Engagé physiquement dans les combats, défendant son peuple et informé sans doute partiellement, S.K. nous livre son avis personnel. Il convient dès lors de conserver une certaine retenue quant à l’impartialité de ce témoignage, mais peut-il véritablement en aller différemment de tout témoignage ?

Cela étant, les renseignements qu’il donne résonnent avec une sincérité étonnante et peuvent être recoupés en large partie par d’autres sources. Sous-armés, délaissés par les medias occidentaux, assistant à une marée de réfugiés nécessitant des secours, enregistrant des pertes dans leurs rangs, les Peshmergas sont plongés dans une guerre particulièrement cruelle, chargée de son lot d’ambiguïtés, mêlant fascisme religieux, récupération d’armes américaines, vétérans irakiens et ex-officiers du parti Baas, experts militaires étrangers de tous bords, et Occidentaux pris en otage entre une idéologie fantasmée et un asservissement narcotique. Une forme d’assujettissement qui n’est pas sans rappeler la secte des Assassins active dans ces régions au XIIIème siècle.

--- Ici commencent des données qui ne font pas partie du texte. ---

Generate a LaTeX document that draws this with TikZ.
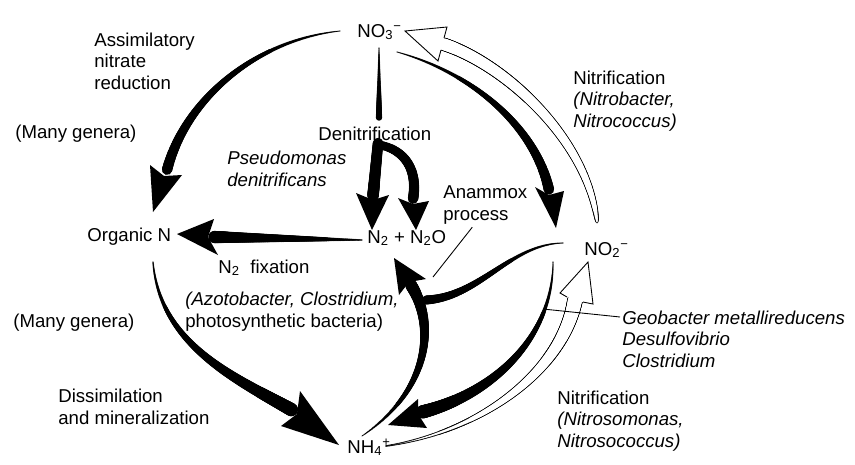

Il en ressort surtout que si la composante religieuse de ce conflit en est l’un des axes, les appétits de pouvoir et de revanche en constituent sans doute le moteur le plus puissant.

 


[1] Carool Kersten, “The Caliphate in the Modern Muslim World: Political Ideal or Quranic Metaphor?”, Brais Conference, 13 avril 2015, King’s College London.